Some might belittle these feelings of longing, awe, sadness, and hope. But these formative experiences sparked my professional curiosity and drive my passion for peacemaking between people and planet. To be clear, we need concrete solutions – technical, political and economic – but I believe that conservation also calls us to fall in love with the planet. As a joint master’s student at Yale Environment School and Yale Divinity School, I hope to cultivate an ecological ethic in my faith community, a call for stewardship that is rooted in love for creation. And while my stories orginate in the Christian tradition, their principles apply broadly to the moral wisdom found in many of the world’s religions.
People of faith know how to work like a team, engage a moral imperative and deliver results. If you gave twenty church folks groceries and two hours, you’d come back to bacon sizzling, pancakes steaming, eggs scrambling, syrup bubbling and a line of people out the door. We get stuff done because, sometimes, “there’s no one else to do it, and somebody probably should.” I heard a guy say that last week.
So imagine a church crew armed to the gills with duct tape, caulk guns, insulation, light bulbs, thermostats, bikes, thousands of trees, shovels and gunny sacks full of seeds. Imagine preachers who know that we cannot love our neighbors without also loving the planet that supports Life.

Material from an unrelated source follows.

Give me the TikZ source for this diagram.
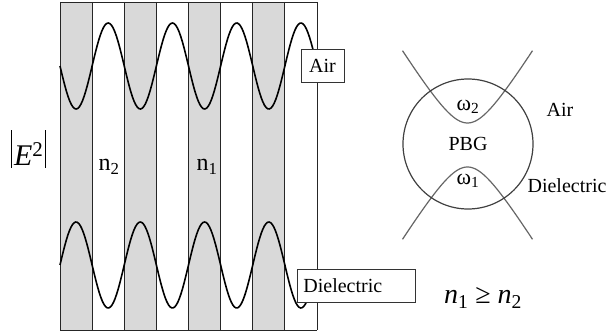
\documentclass[tikz,border=0pt]{standalone}
\usepackage{fontspec}
\setmainfont{Liberation Serif}
\usepackage{tikz}
\usetikzlibrary{positioning}

\begin{document}
\begin{tikzpicture}[x=1pt, y=-1pt, node distance=37pt, font=\fontsize{20}{24}\selectfont]
  \tikzstyle{layer} = [fill=black!15]
  \tikzstyle{edge} = [line width=0.8pt, black!85]
  \tikzstyle{wave} = [line width=1.6pt, black]
  \tikzstyle{tag} = [draw=black!80, fill=white, line width=0.8pt, inner sep=0pt, minimum height=33pt]
  \tikzstyle{band} = [line width=1.2pt, black!60]
  \tikzstyle{index} = [font=\fontsize{24}{28}\selectfont]
  \useasboundingbox (0,0) rectangle (608,331);
  % layers of the stack
  \foreach \i in {0,...,3}
    \fill[layer] ({60+64.25*\i},2) rectangle ++(32.125,328);
  \foreach \i in {0,...,8}
    \draw[edge] ({60+32.125*\i},2) -- ++(0,328);
  \draw[edge] (60,2) -- (317,2) (60,330) -- (317,330);
  % field intensity
  \draw[wave] plot[domain=60:316, samples=160] (\x, {66+43*sin(5.6031*(\x-60))});
  \draw[wave] plot[domain=60:310, samples=160] (\x, {265-43*sin(5.6031*(\x-60))});
  \node[tag, minimum width=43pt] (air) at (322.5,65.5) {Air};
  \node[tag, anchor=west, text width=106pt, align=left, inner xsep=6pt] (diel) at (297,286) {Dielectric};
  \node[index] (nB) at (109,167) {n\textsubscript{2}};
  \node[index] (nA) at (207,167) {n\textsubscript{1}};
  \node[anchor=base west, inner sep=0pt, font=\fontsize{30}{34}\selectfont] (field) at (11,166)
    {\rule[-2pt]{0.9pt}{38pt}\hspace{2pt}\textit{E}\textsuperscript{2}\hspace{2pt}\rule[-2pt]{0.9pt}{38pt}};
  \node (rel) at (483,298) {\fontsize{28}{32}\selectfont\textit{n}\textsubscript{1} ≥ \textit{n}\textsubscript{2}};
  % band gap
  \draw[band] plot[domain=-65:65, samples=80] ({467.5+\x}, {123-1.62*(sqrt(625+\x*\x)-25)});
  \draw[band] plot[domain=-65:65, samples=80] ({467.5+\x}, {167+1.62*(sqrt(625+\x*\x)-25)});
  \node[circle, draw=black!75, line width=1.2pt, minimum size=130pt, inner sep=0pt] (gap) at (468,144) {};
  \node (pbg) at (gap.center) {PBG};
  \node[above of=pbg, font=\fontsize{22}{26}\selectfont] (wB) {ω\textsubscript{2}};
  \node[below of=pbg, font=\fontsize{22}{26}\selectfont] (wA) {ω\textsubscript{1}};
  \node (airR) at (560,110) {Air};
  \node (dielR) at (567,186) {Dielectric};
\end{tikzpicture}
\end{document}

While “climate change” might be impolite dinner conversation (Note to self: do not talk climate change with Glenn Beck fans at a family wedding. Seriously.), people of faith can build bridges in the community. Folks here in New Haven are currently fixing leaky doors, growing community farms and planting 10,000 street trees. These are the actions we would wisely take even if we weren’t concerned with the environment, because they save money, build community, and serve our neighbors. Can you imagine Tea-Partiers and Occupiers working together to cut gas bills and save dollars? That’s wht I’m talking about.
For those of us concerned with Washington’s inaction, deceit, and cowardice, local climate solutions like these crack open a window of opportunity. We can work with isolated pockets of political will and model climate victories on the ground. The experience harvested from these projects may allow policy makers to replicate success and terminate failure.
Of course, none of this will suffice, and as Bill McKibben recently wrote, “The war goes badly.” Climate pollution exceeds United Nations projections, global agreements teeter on collapse and signs of climate destabilization fill the news. Yet in the face of unspeakable odds, McKibben also told me, “the only thing a morally awake person can do in the face of unspeakable odds is EVERYTHING YOU CAN, ALL THE TIME.” Local solutions provide a chance to tunnel under political barriers because, like parks, they pair local cost with local benefit.
Finally, people of faith can provide moral leadership. We often see environmental issues framed as political disputes or economic tussles. Some will oppose any agenda on partisan grounds, while others will ask whether it is cost efficient to prevent suffering and death. But these are ultimately moral concerns that bore to the core of our humanity.
People of faith are uniquely equipped to lead on these issues. As Isaiah and Jeremiah held political reality and righteous possibility in tension, we must now imagine and secure right relationship with Earth. We need leaders who connect the dots of pollution, poverty, justice and sustainability. We need clarion prophets who shout, sing and moan this truth like Mahalia Jackson would: we can only feed the hungry, clothe the naked and shelter the homeless when we have a stable Earth and just societies. And we need partnerships that deliver on this rhetoric. All hands on deck, I say! After all, religions are the world’s largest NGOs.